Battling climate change and fast fashion one lifer at a time

Jun 2, 2023 | Arts, Culture

Dozens of people showed up on Friday morning for the unveiling of Lifers, the Royal Ontario Museum (ROM) newest art installation.

Lifers is an immersive exhibit that showcases lifers, also known as life jackets, were repurposed by Canadian artist, Noelle Hamlyn. It explores the impact textiles and fashion have on the planet’s water quality.

Hamlyn said the four-year project was inspired by her time on Salt Spring Island, B.C., where she found life jackets washed up on the shore.

“I thought, ‘How did they get here?’” she said. “How long will they last?”

The more she thought about the lifers polluting the ocean, the more her climate anxiety grew, she said.

“I’m just a tiny person in the face of climate change,” Hamlyn said.

She said she took the life jackets she found on the shore and started to repurpose them using old clothing garments.

While working on this project, Hamlyn researched the 1912 sinking of the RMS Titanic.

Some of her lifers were inspired by the clothing of the survivors.

Edith Russell, a survivor of the RMS Titanic, was photographed wearing a black lamb fur coat with diamond buckles.

Using this as inspiration, Hamlyn repurposed a life jacket using a coat that looked similar to Russell’s.
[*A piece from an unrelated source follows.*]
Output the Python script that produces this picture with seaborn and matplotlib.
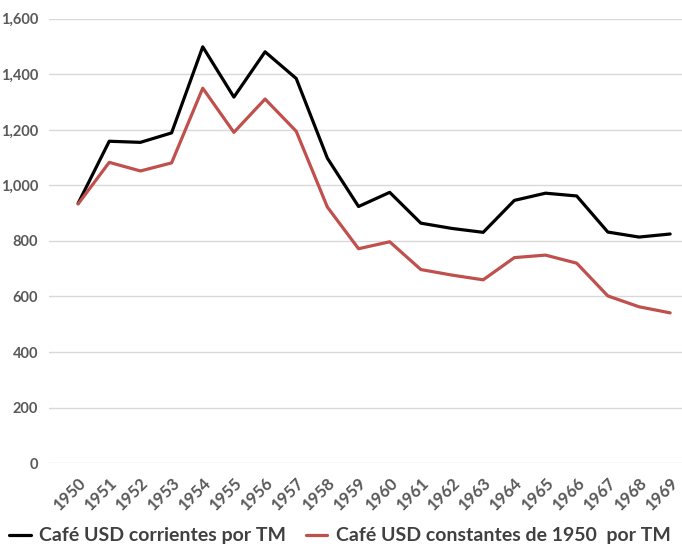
import matplotlib
matplotlib.use("Agg")
import matplotlib.pyplot as plt
import seaborn as sns
import pandas as pd
from matplotlib.lines import Line2D

years = list(range(1950, 1970))
corrientes = [935, 1159, 1155, 1189, 1499, 1318, 1481, 1385, 1098, 924,
              975, 864, 845, 831, 946, 972, 962, 832, 814, 825]
constantes = [933, 1083, 1052, 1081, 1350, 1191, 1311, 1195, 922, 772,
              797, 697, 677, 660, 740, 749, 720, 602, 563, 541]
serie_a = "Café USD corrientes por TM"
serie_b = "Café USD constantes de 1950  por TM"

sns.set_style("white")
plt.rcParams['font.family'] = ['Lato', 'DejaVu Sans']

df = pd.DataFrame({"year": years * 2,
                   "valor": corrientes + constantes,
                   "serie": [serie_a] * len(years) + [serie_b] * len(years)})

fig = plt.figure(figsize=(6.82, 5.52), dpi=100)
ax = fig.add_axes([0.072, 0.161, 0.928, 0.805])
sns.lineplot(data=df, x="year", y="valor", hue="serie",
             palette={serie_a: "#000000", serie_b: "#C0504D"},
             linewidth=2.3, ax=ax, legend=False)

ax.set_ylim(0, 1600)
ax.set_xlim(1950 - 0.93, 1950 + 19.38)
ax.set_yticks(range(0, 1601, 200))
ax.set_yticklabels([f"{v:,}" for v in range(0, 1601, 200)],
                   fontsize=10.5, fontweight="bold", color="#595959")
ax.set_xticks(years)
ax.set_xticklabels([str(y) for y in years], rotation=45, ha="right",
                   rotation_mode="anchor", fontsize=12, fontweight="bold",
                   color="#595959")
ax.tick_params(axis="y", length=0, pad=8)
ax.tick_params(axis="x", length=0, pad=8)
ax.yaxis.grid(True, color="#d9d9d9", linewidth=1)
ax.set_axisbelow(True)
for s in ax.spines.values():
    s.set_visible(False)
ax.set_xlabel("")
ax.set_ylabel("")

handles = [Line2D([], [], color="#000000", lw=2.3),
           Line2D([], [], color="#C0504D", lw=2.3)]
fig.legend(handles, [serie_a, serie_b], loc="lower left", bbox_to_anchor=(-0.012, -0.018),
           ncol=2, frameon=False, handlelength=1.1, handletextpad=0.45,
           columnspacing=1.0, prop={"size": 14, "weight": "bold"},
           labelcolor="#404040")

fig.savefig("out.png", dpi=100)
“Everything has a story,” she said. “We can create stories with our clothes.”

Alexandra Palmer, a senior curator at the ROM, said the global textiles industry has a huge negative impact on the planet.

The mission of the Fashion Industry Charter for Climate Action, an initiative taken by the United Nations, is “to drive the fashion industry to net-zero Greenhouse Gas emissions no later than 2050.”

“We can’t recycle our way out of this one,” Palmer said.

While selling and buying clothes second-hand and repurposing older garments is better for the environment than throwing them out, the only way to reduce greenhouse emissions is to reduce the production of fast fashion.

Furthermore, the UN has enacted the 2030 Agenda for Sustainable Development, which lists 17 sustainable development goals (SDGs) to eradicate poverty while trying to heal and protect the planet.

Museums and galleries have taken some of the sustainable development goals, as well.

The International Council of Museums (ICOM) has hosted International Museum Day (IMD) since 1978. Since 2020, IMD focuses on three goals listed in the SDGs. This year, the three goals were Global Health and Wellbeing, Climate Action, and Life on Land.

Robin Etherington, the executive director of the Ontario Museums Association, said exhibitions are being used to create awareness on climate change and sustainability.

Installations like Lifers grant people the opportunity to think about people’s consumption patterns and critically assess the impacts of their actions on the planet, Hamlyn said.

The show runs from June 3 to Feb. 19, 2024.